Given request: Every line of the listing must be reproduced as it stands. Leave the images behind.

[START OF Data block]

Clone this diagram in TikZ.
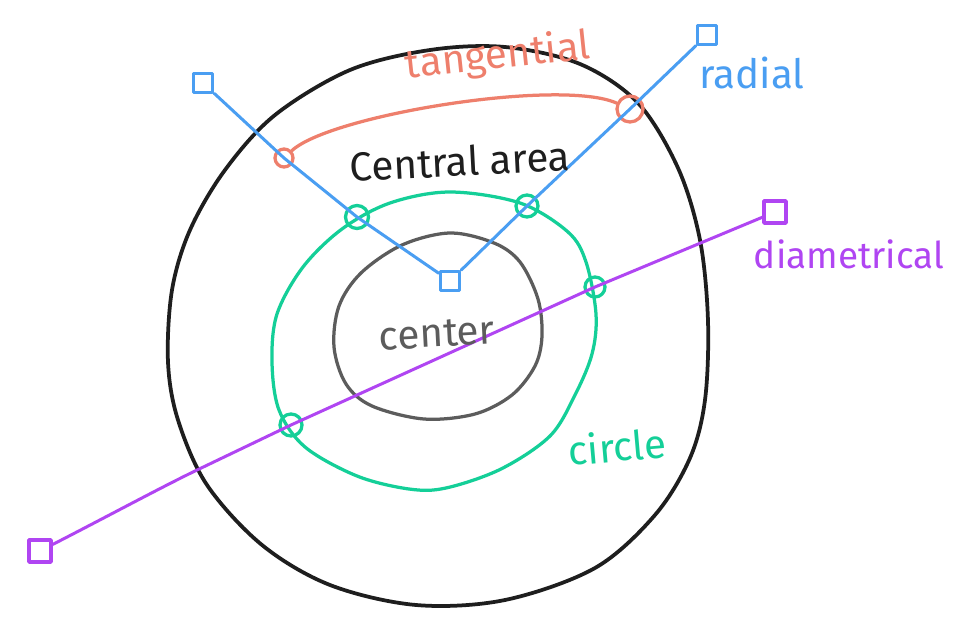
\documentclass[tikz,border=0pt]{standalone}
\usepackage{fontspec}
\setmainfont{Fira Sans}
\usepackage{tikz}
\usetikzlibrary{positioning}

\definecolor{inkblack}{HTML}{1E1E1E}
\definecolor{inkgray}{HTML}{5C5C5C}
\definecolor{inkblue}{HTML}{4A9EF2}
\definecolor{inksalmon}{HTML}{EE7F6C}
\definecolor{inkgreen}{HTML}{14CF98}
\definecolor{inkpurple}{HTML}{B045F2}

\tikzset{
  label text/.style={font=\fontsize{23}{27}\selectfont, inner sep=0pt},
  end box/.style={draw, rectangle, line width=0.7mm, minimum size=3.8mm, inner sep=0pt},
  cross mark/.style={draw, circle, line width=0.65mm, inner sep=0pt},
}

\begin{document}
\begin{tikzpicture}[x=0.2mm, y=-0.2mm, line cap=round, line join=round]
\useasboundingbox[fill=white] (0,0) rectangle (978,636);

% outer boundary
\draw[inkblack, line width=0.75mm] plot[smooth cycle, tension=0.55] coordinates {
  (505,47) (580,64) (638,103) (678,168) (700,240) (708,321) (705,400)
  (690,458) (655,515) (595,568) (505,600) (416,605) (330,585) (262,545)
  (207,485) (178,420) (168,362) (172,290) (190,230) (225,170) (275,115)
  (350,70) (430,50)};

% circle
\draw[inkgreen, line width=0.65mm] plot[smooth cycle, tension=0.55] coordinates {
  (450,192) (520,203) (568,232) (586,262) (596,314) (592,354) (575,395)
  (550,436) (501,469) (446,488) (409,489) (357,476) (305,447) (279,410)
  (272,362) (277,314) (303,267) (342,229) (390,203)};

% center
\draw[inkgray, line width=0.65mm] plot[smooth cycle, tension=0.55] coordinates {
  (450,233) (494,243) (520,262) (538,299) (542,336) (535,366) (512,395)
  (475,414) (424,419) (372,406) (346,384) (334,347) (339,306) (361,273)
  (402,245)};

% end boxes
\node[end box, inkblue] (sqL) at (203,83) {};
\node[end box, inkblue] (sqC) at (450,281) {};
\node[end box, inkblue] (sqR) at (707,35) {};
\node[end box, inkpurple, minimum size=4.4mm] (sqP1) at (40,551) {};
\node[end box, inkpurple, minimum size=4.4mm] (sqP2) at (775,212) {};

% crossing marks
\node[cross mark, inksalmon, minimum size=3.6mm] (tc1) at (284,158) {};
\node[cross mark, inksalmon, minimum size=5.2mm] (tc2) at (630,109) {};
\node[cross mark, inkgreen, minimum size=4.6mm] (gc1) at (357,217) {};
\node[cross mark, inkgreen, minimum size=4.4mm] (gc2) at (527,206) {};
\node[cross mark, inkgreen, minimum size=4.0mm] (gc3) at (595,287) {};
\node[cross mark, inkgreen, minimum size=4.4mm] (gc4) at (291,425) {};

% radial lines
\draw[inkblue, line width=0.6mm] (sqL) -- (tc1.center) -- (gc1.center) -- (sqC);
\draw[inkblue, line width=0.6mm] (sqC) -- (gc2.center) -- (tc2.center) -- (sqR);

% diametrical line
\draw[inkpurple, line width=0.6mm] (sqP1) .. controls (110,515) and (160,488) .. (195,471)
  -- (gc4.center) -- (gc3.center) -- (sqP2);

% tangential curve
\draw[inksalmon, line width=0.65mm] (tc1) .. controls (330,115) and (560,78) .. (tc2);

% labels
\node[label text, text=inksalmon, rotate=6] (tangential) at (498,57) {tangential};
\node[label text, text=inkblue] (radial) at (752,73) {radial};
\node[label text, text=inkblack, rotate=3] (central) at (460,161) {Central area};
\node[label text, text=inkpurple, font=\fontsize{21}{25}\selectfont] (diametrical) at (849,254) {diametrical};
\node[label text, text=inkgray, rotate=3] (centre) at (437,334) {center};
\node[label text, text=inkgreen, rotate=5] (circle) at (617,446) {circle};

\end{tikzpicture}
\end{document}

[END OF Data block]

Reply to the task:
Clone this diagram in TikZ.
\documentclass[tikz,border=0pt]{standalone}
\usepackage{fontspec}
\setmainfont{Fira Sans}
\usepackage{tikz}
\usetikzlibrary{positioning}

\definecolor{inkblack}{HTML}{1E1E1E}
\definecolor{inkgray}{HTML}{5C5C5C}
\definecolor{inkblue}{HTML}{4A9EF2}
\definecolor{inksalmon}{HTML}{EE7F6C}
\definecolor{inkgreen}{HTML}{14CF98}
\definecolor{inkpurple}{HTML}{B045F2}

\tikzset{
  label text/.style={font=\fontsize{23}{27}\selectfont, inner sep=0pt},
  end box/.style={draw, rectangle, line width=0.7mm, minimum size=3.8mm, inner sep=0pt},
  cross mark/.style={draw, circle, line width=0.65mm, inner sep=0pt},
}

\begin{document}
\begin{tikzpicture}[x=0.2mm, y=-0.2mm, line cap=round, line join=round]
\useasboundingbox[fill=white] (0,0) rectangle (978,636);

% outer boundary
\draw[inkblack, line width=0.75mm] plot[smooth cycle, tension=0.55] coordinates {
  (505,47) (580,64) (638,103) (678,168) (700,240) (708,321) (705,400)
  (690,458) (655,515) (595,568) (505,600) (416,605) (330,585) (262,545)
  (207,485) (178,420) (168,362) (172,290) (190,230) (225,170) (275,115)
  (350,70) (430,50)};

% circle
\draw[inkgreen, line width=0.65mm] plot[smooth cycle, tension=0.55] coordinates {
  (450,192) (520,203) (568,232) (586,262) (596,314) (592,354) (575,395)
  (550,436) (501,469) (446,488) (409,489) (357,476) (305,447) (279,410)
  (272,362) (277,314) (303,267) (342,229) (390,203)};

% center
\draw[inkgray, line width=0.65mm] plot[smooth cycle, tension=0.55] coordinates {
  (450,233) (494,243) (520,262) (538,299) (542,336) (535,366) (512,395)
  (475,414) (424,419) (372,406) (346,384) (334,347) (339,306) (361,273)
  (402,245)};

% end boxes
\node[end box, inkblue] (sqL) at (203,83) {};
\node[end box, inkblue] (sqC) at (450,281) {};
\node[end box, inkblue] (sqR) at (707,35) {};
\node[end box, inkpurple, minimum size=4.4mm] (sqP1) at (40,551) {};
\node[end box, inkpurple, minimum size=4.4mm] (sqP2) at (775,212) {};

% crossing marks
\node[cross mark, inksalmon, minimum size=3.6mm] (tc1) at (284,158) {};
\node[cross mark, inksalmon, minimum size=5.2mm] (tc2) at (630,109) {};
\node[cross mark, inkgreen, minimum size=4.6mm] (gc1) at (357,217) {};
\node[cross mark, inkgreen, minimum size=4.4mm] (gc2) at (527,206) {};
\node[cross mark, inkgreen, minimum size=4.0mm] (gc3) at (595,287) {};
\node[cross mark, inkgreen, minimum size=4.4mm] (gc4) at (291,425) {};

% radial lines
\draw[inkblue, line width=0.6mm] (sqL) -- (tc1.center) -- (gc1.center) -- (sqC);
\draw[inkblue, line width=0.6mm] (sqC) -- (gc2.center) -- (tc2.center) -- (sqR);

% diametrical line
\draw[inkpurple, line width=0.6mm] (sqP1) .. controls (110,515) and (160,488) .. (195,471)
  -- (gc4.center) -- (gc3.center) -- (sqP2);

% tangential curve
\draw[inksalmon, line width=0.65mm] (tc1) .. controls (330,115) and (560,78) .. (tc2);

% labels
\node[label text, text=inksalmon, rotate=6] (tangential) at (498,57) {tangential};
\node[label text, text=inkblue] (radial) at (752,73) {radial};
\node[label text, text=inkblack, rotate=3] (central) at (460,161) {Central area};
\node[label text, text=inkpurple, font=\fontsize{21}{25}\selectfont] (diametrical) at (849,254) {diametrical};
\node[label text, text=inkgray, rotate=3] (centre) at (437,334) {center};
\node[label text, text=inkgreen, rotate=5] (circle) at (617,446) {circle};

\end{tikzpicture}
\end{document}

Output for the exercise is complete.